The need for planning, especially financial planning, was central to my campaign. Michael Cunningham vigorously adopted planning in his appeal to voters and the other candidates joined him. After all, who could oppose planning?
The closest we have come to planning this year has been the Superintendent’s abortive Strategic Plan. There has been lots of sound and fury, lots of meetings, but no Strategic Plan. Similarly, the Superintendent promised a budget plan by April 1 as part of his contract with the School Board, but the upcoming budget is another product of smoke and mirrors, not a plan.
Improved and expanded vocational education was another frequently discussed area in need of improvement. Sloan Bashinsky was especially keen on this subject, but everyone endorsed the idea.
The focus of discussion was often on why Coral Shores High school had such diversity of offerings and sizeable enrollment. The simple answer was that CSHS operated on a seven period day whereas the other two high schools only provided six periods. Interesting to me, this discrimination never gained much traction with voters. Perhaps that is why the coming school year will witness the same arrangement, seven periods at Coral Shores High School and six at Marathon High School and Key West High School.
Another compelling topic at the forums and elsewhere was decentralizing the administrative apparatus by moving offices out of Key West and distributing them throughout the District much as the county has done. Marathon High School and Sugarloaf School were identified as prime candidates for receiving administrators, who could operate almost anywhere in the electronic age. Marathon High School, in particular, has whole wings closed.

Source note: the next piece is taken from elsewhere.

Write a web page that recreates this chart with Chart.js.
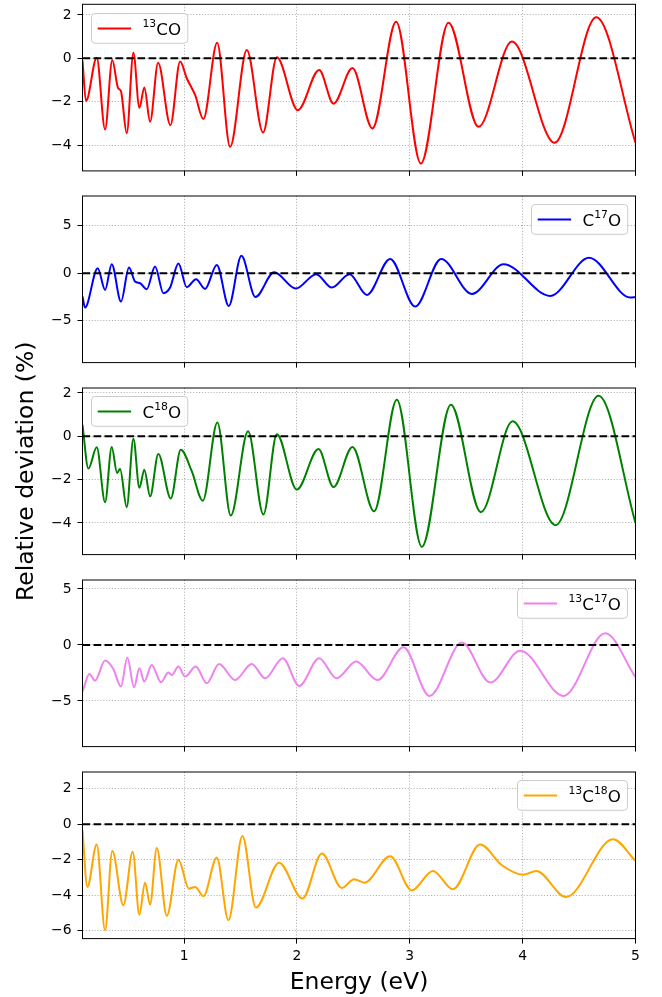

Jesus Jara showed some interest in this concept, occasionally working out of Marathon High School and Coral Shores High School. Conversely, Mark Porter has not expressed any desire despite encouragement by Ed Davidson. It looks like the ESE Department is moving to Sugarloaf School. Whether that is a singular step or the first of many remains to be seen. Hope springs eternal.
Speaking of Marathon, another oft discussed subject was Marathon Manor, a multi-million dollar fiasco purchased by the District when the School Board decided that it was going to have to provide subsidized housing in order to attract teachers. This one-time nursing home is slowly deteriorating like Hickory House with its sole purpose being a sewage treatment plant for Marathon High school in anticipation of tying into the central sewer system.
Andy Griffiths authored a scheme, endorsed by all, of selling the building rights associated with the structure since no one was interested in purchasing it outright. Estimates were provided suggesting that the development rights could have a market value in the $2-$3 million range. With his re-election, Griffiths seems to have lost interest in recouping whatever value there may be in a white elephant and no one has expressed a desire to pursue this opportunity despite the District’s woeful financial condition.
I expect that if I plumbed my memory more I could recall other challenges, as Superintendent Porter might call them, that we tossed about on the campaign trail. Despite the heightened interest at the time, none has come to fruition. As important as they seemed then, they are forgotten now. Kind of makes you wonder why we bothered.
Of course, issues are not the only things that have disappeared since last year’s campaign. Most of the candidates are also missing. What has become of Michael Cunningham? Has anyone seen Howard Hubbard?
I could go on to ask the whereabouts of the others missing in action, but the point is made. I am not surprised at the disappearance because, with few notable exceptions, these were stealth candidates who had shown no interest in School District affairs before the campaign. Why should we expect them to act differently after the campaign?